#### [Exercise]
Write out all records as given; omit images.

---------- Source data

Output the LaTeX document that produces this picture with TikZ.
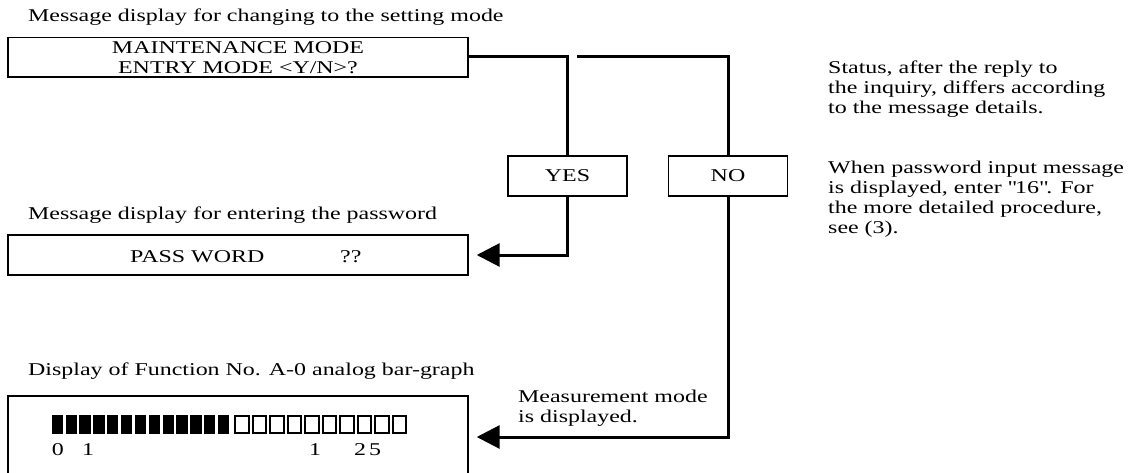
\documentclass[tikz,border=0pt]{standalone}
\usepackage{fontspec}
\setmainfont[FakeStretch=1.33]{Liberation Serif}
\usetikzlibrary{arrows.meta}
\begin{document}
\begin{tikzpicture}[x=1pt,y=-1pt,
  font=\fontsize{18}{20}\selectfont,
  disp/.style={draw,line width=1.4pt,inner sep=0pt,minimum width=460pt,align=center},
  ans/.style={draw,line width=1.4pt,inner sep=0pt,minimum width=119pt,minimum height=40pt},
  conn/.style={line width=3pt},
  arr/.style={line width=3pt,-{Triangle[length=23pt,width=23pt]},shorten >=8pt},
  lbl/.style={anchor=base west,inner sep=0pt},
  note/.style={anchor=north west,inner sep=0pt,align=left},
  empty/.style={draw,line width=2pt}]
\useasboundingbox (0,0) rectangle (1135,473);
% labels
\node[lbl] (t1) at (28,21.7) {Message display for changing to the setting mode};
\node[lbl] (t2) at (28,219.3) {Message display for entering the password};
\node[lbl] (t3) at (28,375) {Display of Function No. A-0 analog bar-graph};
% displays
\node[disp,minimum height=39.5pt] (box1) at (238,57.3) {MAINTENANCE MODE\\ENTRY MODE {<}Y/N{>}?};
\node[disp,minimum height=40pt] (box2) at (238,255) {};
\node[lbl] (pw) at (130,262.3) {PASS WORD};
\node[lbl] (qq) at (340,262.3) {??};
\node[disp,minimum height=82pt] (box3) at (238,437) {};
% bar graph
\foreach \i in {0,...,12}{
  \fill (51.7+\i*13.85,415) rectangle ++(11.3,19);
}
\foreach \i in {0,...,9}{
  \draw[empty] (235.3+\i*17.5,416) rectangle ++(13.5,17);
}
\node[lbl] (n0) at (51.7,455) {0};
\node[lbl] (n1) at (82,455) {1};
\node[lbl] (n2) at (309,455) {1};
\node[lbl] (n3) at (354,455) {2};
\node[lbl] (n4) at (369,455) {5};
% answers
\node[ans] (yes) at (567.5,176) {YES};
\node[ans] (no) at (728,176) {NO};
\coordinate (split) at (577,56.5);
\draw[conn] (box1.east |- split) -| (yes.north);
\draw[conn] (split) -| (no.north);
\draw[arr] (yes.south) |- (box2.east);
\draw[arr] (no.south) |- (box3.east);
\node[note] (meas) at (518,389.4) {Measurement mode\\is displayed.};
% notes
\node[note] (status) at (828,61) {Status, after the reply to\\the inquiry, differs according\\to the message details.};
\node[note] (pwnote) at (828,161) {When password input message\\is displayed, enter \textquotedbl16\textquotedbl. For\\the more detailed procedure,\\see (3).};
\end{tikzpicture}
\end{document}
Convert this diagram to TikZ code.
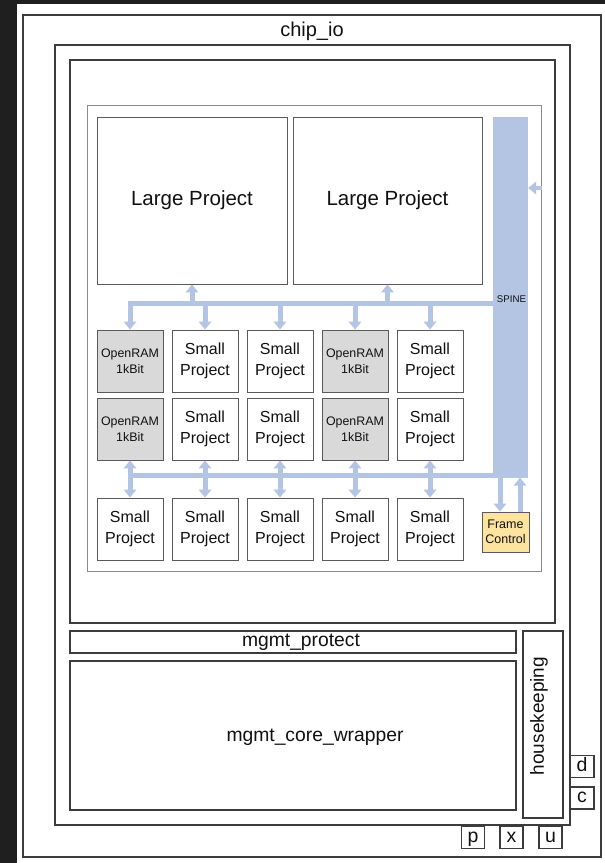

--------------------

#### [Written solution]
Output the LaTeX document that produces this picture with TikZ.
\documentclass[tikz,border=0pt]{standalone}
\usepackage{fontspec}
\setmainfont[FakeStretch=1.33]{Liberation Serif}
\usetikzlibrary{arrows.meta}
\begin{document}
\begin{tikzpicture}[x=1pt,y=-1pt,
  font=\fontsize{18}{20}\selectfont,
  disp/.style={draw,line width=1.4pt,inner sep=0pt,minimum width=460pt,align=center},
  ans/.style={draw,line width=1.4pt,inner sep=0pt,minimum width=119pt,minimum height=40pt},
  conn/.style={line width=3pt},
  arr/.style={line width=3pt,-{Triangle[length=23pt,width=23pt]},shorten >=8pt},
  lbl/.style={anchor=base west,inner sep=0pt},
  note/.style={anchor=north west,inner sep=0pt,align=left},
  empty/.style={draw,line width=2pt}]
\useasboundingbox (0,0) rectangle (1135,473);
% labels
\node[lbl] (t1) at (28,21.7) {Message display for changing to the setting mode};
\node[lbl] (t2) at (28,219.3) {Message display for entering the password};
\node[lbl] (t3) at (28,375) {Display of Function No. A-0 analog bar-graph};
% displays
\node[disp,minimum height=39.5pt] (box1) at (238,57.3) {MAINTENANCE MODE\\ENTRY MODE {<}Y/N{>}?};
\node[disp,minimum height=40pt] (box2) at (238,255) {};
\node[lbl] (pw) at (130,262.3) {PASS WORD};
\node[lbl] (qq) at (340,262.3) {??};
\node[disp,minimum height=82pt] (box3) at (238,437) {};
% bar graph
\foreach \i in {0,...,12}{
  \fill (51.7+\i*13.85,415) rectangle ++(11.3,19);
}
\foreach \i in {0,...,9}{
  \draw[empty] (235.3+\i*17.5,416) rectangle ++(13.5,17);
}
\node[lbl] (n0) at (51.7,455) {0};
\node[lbl] (n1) at (82,455) {1};
\node[lbl] (n2) at (309,455) {1};
\node[lbl] (n3) at (354,455) {2};
\node[lbl] (n4) at (369,455) {5};
% answers
\node[ans] (yes) at (567.5,176) {YES};
\node[ans] (no) at (728,176) {NO};
\coordinate (split) at (577,56.5);
\draw[conn] (box1.east |- split) -| (yes.north);
\draw[conn] (split) -| (no.north);
\draw[arr] (yes.south) |- (box2.east);
\draw[arr] (no.south) |- (box3.east);
\node[note] (meas) at (518,389.4) {Measurement mode\\is displayed.};
% notes
\node[note] (status) at (828,61) {Status, after the reply to\\the inquiry, differs according\\to the message details.};
\node[note] (pwnote) at (828,161) {When password input message\\is displayed, enter \textquotedbl16\textquotedbl. For\\the more detailed procedure,\\see (3).};
\end{tikzpicture}
\end{document}
Convert this diagram to TikZ code.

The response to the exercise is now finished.